From: Lee Daniel Crocker (lee@piclab.com)
Date: Fri Jun 07 2002 - 11:42:53 MDT
> >--but I want to /earn/ it, not take it by force.
> >"Need" and "deserve" are empty, meaningless concepts.
>
> How can one make sense of the term `earn' unless `desert' is also part of
> the package? I'm less sure about the, um, need for `need', but if you don't
> *deserve* a certain recompense for your efforts (according to some agreed
> calculus), how can you be said to have *earned* it?
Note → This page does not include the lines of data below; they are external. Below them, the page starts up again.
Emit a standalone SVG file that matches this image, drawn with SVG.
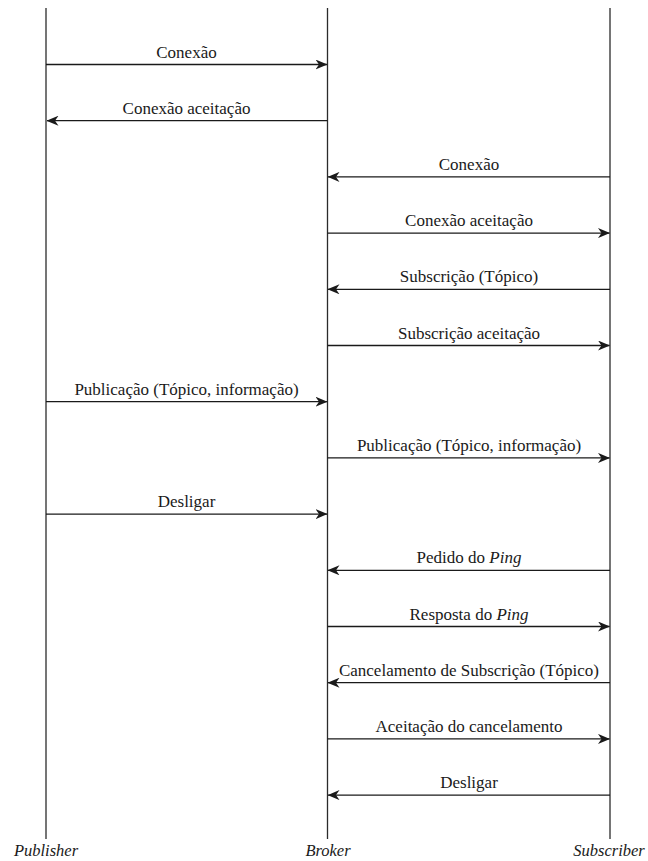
<svg xmlns="http://www.w3.org/2000/svg" width="648" height="861" viewBox="0 0 648 861">
  <defs>
    <marker id="arrow" viewBox="0 0 12 10" refX="11.5" refY="5" markerWidth="12" markerHeight="10" markerUnits="userSpaceOnUse" orient="auto">
      <path d="M12,5 L0,0 L3.5,5 L0,10 Z" fill="#1a1a1a"/>
    </marker>
  </defs>

  <!-- lifelines -->
  <g id="publisher">
    <line x1="46" y1="8" x2="46" y2="839" stroke="#2b2b2b" stroke-width="1.3"/>
    <text x="46" y="856" font-family="Liberation Serif" font-size="16.5" font-style="italic" text-anchor="middle" fill="#1a1a1a">Publisher</text>
  </g>
  <g id="broker">
    <line x1="327.5" y1="8" x2="327.5" y2="839" stroke="#2b2b2b" stroke-width="1.3"/>
    <text x="328" y="856" font-family="Liberation Serif" font-size="16.5" font-style="italic" text-anchor="middle" fill="#1a1a1a">Broker</text>
  </g>
  <g id="subscriber">
    <line x1="610" y1="8" x2="610" y2="839" stroke="#2b2b2b" stroke-width="1.3"/>
    <text x="609" y="856" font-family="Liberation Serif" font-size="16.5" font-style="italic" text-anchor="middle" fill="#1a1a1a">Subscriber</text>
  </g>

  <!-- messages -->
  <g id="connectors" stroke="#1a1a1a" stroke-width="1.3" marker-end="url(#arrow)">
    <line x1="46" y1="64.5" x2="327" y2="64.5"/>
    <line x1="327.5" y1="120.7" x2="47" y2="120.7"/>
    <line x1="610" y1="176.9" x2="328" y2="176.9"/>
    <line x1="327.5" y1="233.1" x2="609.5" y2="233.1"/>
    <line x1="610" y1="289.3" x2="328" y2="289.3"/>
    <line x1="327.5" y1="345.5" x2="609.5" y2="345.5"/>
    <line x1="46" y1="401.7" x2="327" y2="401.7"/>
    <line x1="327.5" y1="457.9" x2="609.5" y2="457.9"/>
    <line x1="46" y1="514.1" x2="327" y2="514.1"/>
    <line x1="610" y1="570.3" x2="328" y2="570.3"/>
    <line x1="327.5" y1="626.5" x2="609.5" y2="626.5"/>
    <line x1="610" y1="682.7" x2="328" y2="682.7"/>
    <line x1="327.5" y1="738.9" x2="609.5" y2="738.9"/>
    <line x1="610" y1="795.1" x2="328" y2="795.1"/>
  </g>

  <!-- message labels -->
  <g id="labels" fill="#1a1a1a" text-anchor="middle">
    <text x="186.5" y="57.5" font-family="Liberation Serif" font-size="17">Conexão</text>
    <text x="186.5" y="113.7" font-family="Liberation Serif" font-size="17">Conexão aceitação</text>
    <text x="469" y="169.9" font-family="Liberation Serif" font-size="17">Conexão</text>
    <text x="469" y="226.1" font-family="Liberation Serif" font-size="17">Conexão aceitação</text>
    <text x="469" y="282.3" font-family="Liberation Serif" font-size="17">Subscrição (Tópico)</text>
    <text x="469" y="338.5" font-family="Liberation Serif" font-size="17">Subscrição aceitação</text>
    <text x="186.5" y="394.7" font-family="Liberation Serif" font-size="17">Publicação (Tópico, informação)</text>
    <text x="469" y="450.9" font-family="Liberation Serif" font-size="17">Publicação (Tópico, informação)</text>
    <text x="186.5" y="507.1" font-family="Liberation Serif" font-size="17">Desligar</text>
    <text x="469" y="563.3" font-family="Liberation Serif" font-size="17">Pedido do <tspan font-style="italic">Ping</tspan></text>
    <text x="469" y="619.5" font-family="Liberation Serif" font-size="17">Resposta do <tspan font-style="italic">Ping</tspan></text>
    <text x="469" y="675.7" font-family="Liberation Serif" font-size="17">Cancelamento de Subscrição (Tópico)</text>
    <text x="469" y="731.9" font-family="Liberation Serif" font-size="17">Aceitação do cancelamento</text>
    <text x="469" y="788.1" font-family="Liberation Serif" font-size="17">Desligar</text>
  </g>
</svg>
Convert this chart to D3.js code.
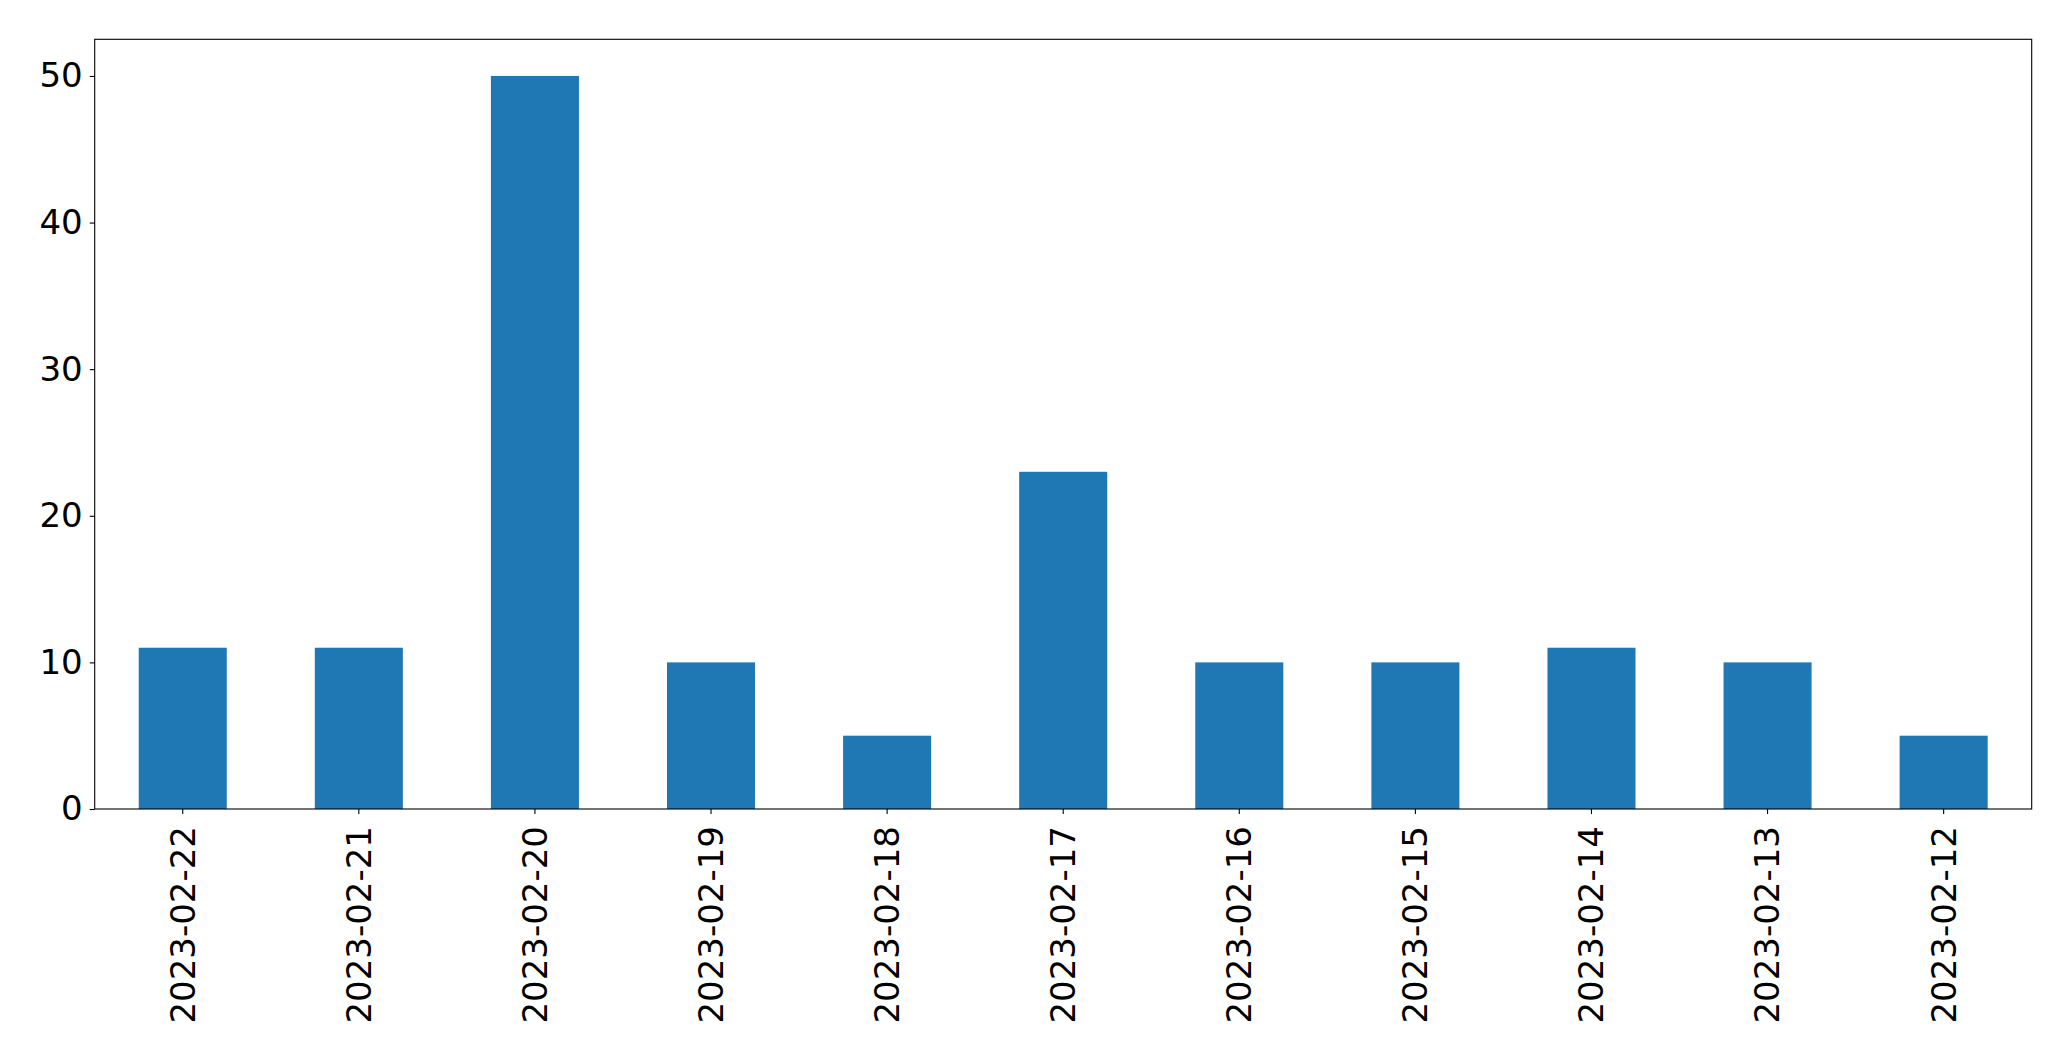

Isn't the difference of
> desert just that between (a) holding someone up and stealing their money,
> and (b) working to earn it by providing them with a service they seek from
> you?
>
> Damien Broderick
To my ears, "deserve" smacks of the labor theory of value: the silly
idea that someone who works harder should earn more. "Earned" wealth
is that gained by voluntary exchange from others, and in proportion
to the values /others/ directly place on your work, as evidenced by
their paying for it, not by some nebulous concept of "desert" as a
feature or work in its own right. Yes, I suppose the concepts are
related and one could certainly define "desert" in a capitalist way,
but most of the folks I hear using the word don't.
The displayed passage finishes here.